3. Der Alltag im Wohnstallhaus
Der Alltag im Wohnstallhaus war von Enge, Geruch und harter Arbeit geprägt – aber auch von Gemeinschaft und praktischer Notwendigkeit:
- Licht war knapp, Fenster klein.
- Heizung war oft der Ofen in der Küche – oder die Körperwärme der Tiere.
- Gerüche von Stall und Küche mischten sich.
- Trennung von „Wohn-“ und „Arbeitsbereich“ war fließend.
- Die Tiere standen oft in sogenannten Tennenställen, direkt neben der Schlafkammer oder der Küche.
Obwohl es uns heute befremdlich erscheint, war dieses Zusammenleben mit Tieren für die meisten Menschen selbstverständlich – es war wirtschaftlich, überlebenswichtig und ein Teil des bäuerlichen Rhythmus.
4. Varianten und Entwicklung
Mit der Zeit entstanden regionale Varianten des Wohnstallhauses:
- Das Allgäuer Einhofhaus mit Quergliederung und oft reichem Schnitzwerk
- Das Schwarzwaldhaus mit weit heruntergezogenem Dach und großem Speicher
- Das Fränkische Wohnstallhaus mit steinerner Stube und Stall aus Fachwerk
- Der Vierseithof in Ostdeutschland, bei dem Stall und Wohnbereich in getrennten Flügeln untergebracht wurden – aber oft immer noch verbunden
Ab dem 17./18. Jahrhundert begann man, Wohn- und Stallbereiche mehr zu trennen – sei es durch Umbauten, neue Nebengebäude oder gar Neubauten. Die zunehmende Hygiene, die sich wandelnden Vorstellungen von Komfort und der Einfluss neuer Bautechniken trugen dazu bei.
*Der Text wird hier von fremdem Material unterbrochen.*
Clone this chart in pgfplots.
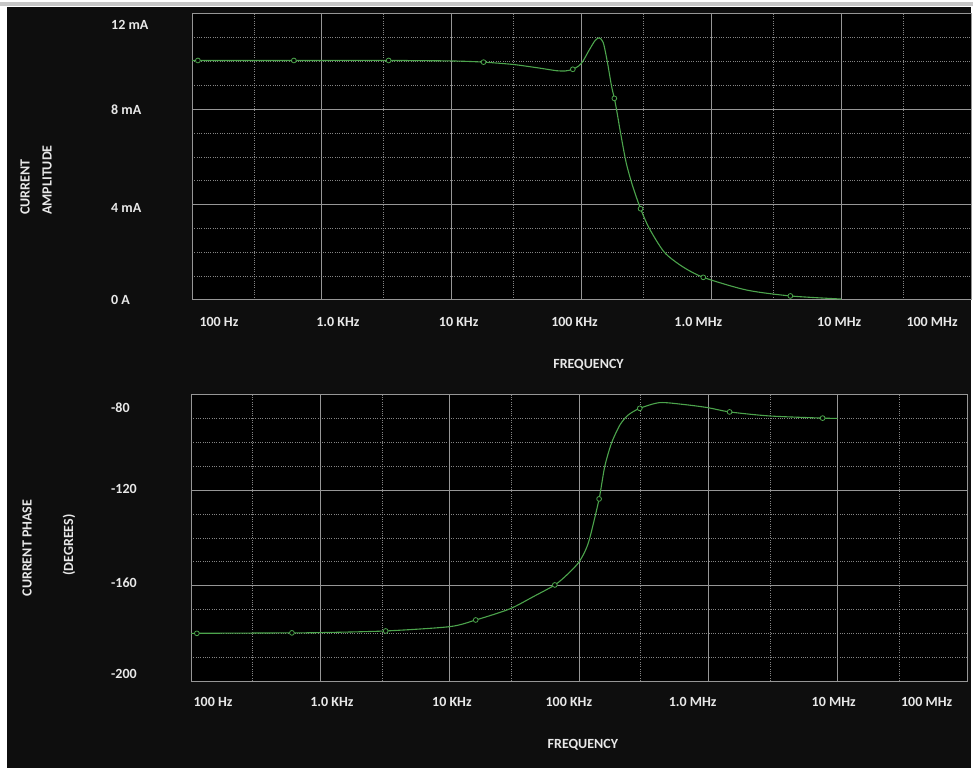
\documentclass[border=0pt]{standalone}
\usepackage{pgfplots}
\pgfplotsset{compat=1.18}
\usepackage{fontspec}
\setmainfont{Carlito}

\definecolor{panel}{HTML}{0E0E0E}
\definecolor{trace}{RGB}{76,164,76}
\definecolor{gridmaj}{HTML}{969696}
\definecolor{gridmin}{HTML}{858585}
\definecolor{labeltext}{HTML}{E8E8E8}

\newcommand{\lblfont}{\bfseries\fontsize{14}{22}\selectfont}

\tikzset{
  trace line/.style={draw=trace, line width=1.1pt, smooth, tension=0.45},
  trace marks/.style={draw=trace, fill=black, line width=0.8pt},
}

\begin{document}
\begin{tikzpicture}
\useasboundingbox (0,0) rectangle (973pt,768pt);
\fill[white] (0,0) rectangle (973pt,768pt);
\fill[black!22] (0,762pt) rectangle (973pt,765.5pt);
\fill[panel] (7pt,0) rectangle (971pt,761pt);

% axis titles
\node[rotate=90, align=left, inner sep=0pt, font=\lblfont, text=labeltext]
  at (36pt,588pt) {CURRENT\\AMPLITUDE};
\node[rotate=90, inner sep=0pt, font=\lblfont, text=labeltext]
  at (27pt,220pt) {CURRENT PHASE};
\node[rotate=90, inner sep=0pt, font=\lblfont, text=labeltext]
  at (69pt,223pt) {(DEGREES)};

% current amplitude
\begin{axis}[
  at={(192pt,468pt)}, anchor=south west,
  scale only axis, width=779pt, height=286pt,
  xmode=log, xmin=100, xmax=1e8,
  ymin=0, ymax=12,
  axis background/.style={fill=black},
  axis line style={draw=gridmaj, line width=1pt},
  major tick length=0pt, minor tick length=0pt,
  xmajorgrids=false, ymajorgrids=false,
  xminorgrids=true, yminorgrids=true,
  minor grid style={draw=gridmin, line width=0.9pt, dash pattern=on 1pt off 1.3pt},
  minor xtick={300,3000,30000,300000,3000000,30000000},
  extra x ticks={100,1000,10000,100000,1000000,10000000,100000000},
  extra x tick labels={,,,,,,},
  extra x tick style={grid=major, major grid style={draw=gridmaj, line width=1pt}},
  extra y tick style={grid=major, major grid style={draw=gridmaj, line width=1pt}},
  ticklabel style={font=\lblfont, text=labeltext, inner sep=0pt},
  xticklabel style={anchor=center, yshift=-22pt},
  yticklabel style={anchor=west, xshift=-81pt},
  xtick={161.3,1328,11320,88370,794300,9652000,50120000},
  xticklabels={100 Hz,1.0 KHz,10 KHz,100 KHz,1.0 MHz,10 MHz,100 MHz},
  ytick={0,3.86,7.97,11.53},
  yticklabels={0 A,4 mA,8 mA,12 mA},
  minor ytick={1,2,3,5,6,7,9,10,11},
  extra y ticks={0,4,8,12},
  extra y tick labels={,,,},
  xlabel={FREQUENCY},
  xlabel style={font=\lblfont, text=labeltext, anchor=center, inner sep=0pt,
    at={(axis description cs:0.509,0)}, yshift=-65pt},
]
\addplot[trace line] coordinates {
  (100,10.05) (609,10.05) (3270,10.05) (10000,10.03) (17600,9.98)
  (30000,9.88) (47500,9.73) (64300,9.62) (75000,9.61) (85700,9.68)
  (95000,9.82) (102000,10.0) (115000,10.5) (127000,10.88) (137000,11.0)
  (147000,10.8) (158000,10.0) (170000,9.0) (179000,8.46) (186000,8.0)
  (200000,7.0) (221000,5.75) (248000,4.77) (285000,3.83)
  (333000,3.0) (435000,2.0) (600000,1.4) (867000,0.95) (1860000,0.42)
  (4060000,0.17) (10000000,0.04)
};
\addplot[only marks, mark=*, mark size=2.4pt, mark options={trace marks}] coordinates {
  (111,10.05) (609,10.05) (3270,10.05) (17600,9.98) (85700,9.68)
  (179000,8.46) (285000,3.83) (867000,0.95) (4060000,0.17)
};
\end{axis}

% current phase
\begin{axis}[
  at={(191pt,87pt)}, anchor=south west,
  scale only axis, width=776pt, height=286pt,
  xmode=log, xmin=100, xmax=1e8,
  ymin=-200, ymax=-80,
  axis background/.style={fill=black},
  axis line style={draw=gridmaj, line width=1pt},
  major tick length=0pt, minor tick length=0pt,
  xmajorgrids=false, ymajorgrids=false,
  xminorgrids=true, yminorgrids=true,
  minor grid style={draw=gridmin, line width=0.9pt, dash pattern=on 1pt off 1.3pt},
  minor xtick={300,3000,30000,300000,3000000,30000000},
  extra x ticks={100,1000,10000,100000,1000000,10000000,100000000},
  extra x tick labels={,,,,,,},
  extra x tick style={grid=major, major grid style={draw=gridmaj, line width=1pt}},
  extra y tick style={grid=major, major grid style={draw=gridmaj, line width=1pt}},
  ticklabel style={font=\lblfont, text=labeltext, inner sep=0pt},
  xticklabel style={anchor=center, yshift=-21pt},
  yticklabel style={anchor=west, xshift=-80pt},
  xtick={147.9,1229,10400,83400,756800,9311000,48750000},
  xticklabels={100 Hz,1.0 KHz,10 KHz,100 KHz,1.0 MHz,10 MHz,100 MHz},
  ytick={-196.9,-158.9,-119.4,-85.3},
  yticklabels={-200,-160,-120,-80},
  minor ytick={-190,-180,-170,-150,-140,-130,-110,-100,-90},
  extra y ticks={-200,-160,-120,-80},
  extra y tick labels={,,,},
  xlabel={FREQUENCY},
  xlabel style={font=\lblfont, text=labeltext, anchor=center, inner sep=0pt,
    at={(axis description cs:0.505,0)}, yshift=-64pt},
]
\addplot[trace line] coordinates {
  (100,-180) (603,-179.8) (1000,-179.7) (3200,-179.0) (10000,-177.2)
  (15900,-174.4) (29000,-169.8) (44000,-164.7) (65000,-159.7)
  (80500,-155.5) (98400,-150.6) (111000,-145.7) (121000,-140.1)
  (143000,-123.6) (158000,-110.1) (178000,-100.3) (207000,-92.6)
  (240000,-88.4) (295000,-85.6) (421000,-83.2) (650000,-84.0)
  (989000,-85.3) (1460000,-87.1) (2980000,-88.8) (7650000,-89.7)
  (10000000,-89.8)
};
\addplot[only marks, mark=*, mark size=2.4pt, mark options={trace marks}] coordinates {
  (111,-180) (603,-179.8) (3200,-179.0) (15900,-174.4) (65000,-159.7)
  (143000,-123.6) (295000,-85.6) (1460000,-87.1) (7650000,-89.7)
};
\end{axis}
\end{tikzpicture}
\end{document}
5. Bedeutung für die Forschung
Heute sind Wohnstallhäuser ein spannendes Forschungsfeld für Archäologie, Baugeschichte und Volkskunde. Sie erzählen uns viel über das Leben der Menschen im Mittelalter – nicht nur über ihre baulichen Lösungen, sondern auch über ihre Weltbilder:
- Der Mensch als Teil eines natürlichen Kreislaufs
- Kein Gegensatz zwischen Tier und Mensch, sondern Zusammenarbeit
- Wohnen, Arbeiten, Wirtschaften – alles unter einem Dach
Viele noch erhaltene Wohnstallhäuser stehen heute unter Denkmalschutz oder wurden zu Museumsobjekten umgewandelt – wie im Freilichtmuseum in Kommern, Bad Windsheim oder im Schweizer Ballenberg.
Fazit
Das Wohnstallhaus ist mehr als ein kurioses Relikt vergangener Zeiten. Es ist ein Symbol für eine zeitlose Form des Zusammenlebens – geprägt von Pragmatismus, Naturverbundenheit und bäuerlicher Intelligenz. In einer Zeit, in der Nachhaltigkeit und Regionalität wieder neu entdeckt werden, könnte der alte Haustyp sogar Impulse für modernes ökologisches Bauen liefern.
Denn wer weiß: Vielleicht ist das „Einhaus-Prinzip“ – das kluge Kombinieren von Wohn- und Arbeitswelt – aktueller, als wir denken.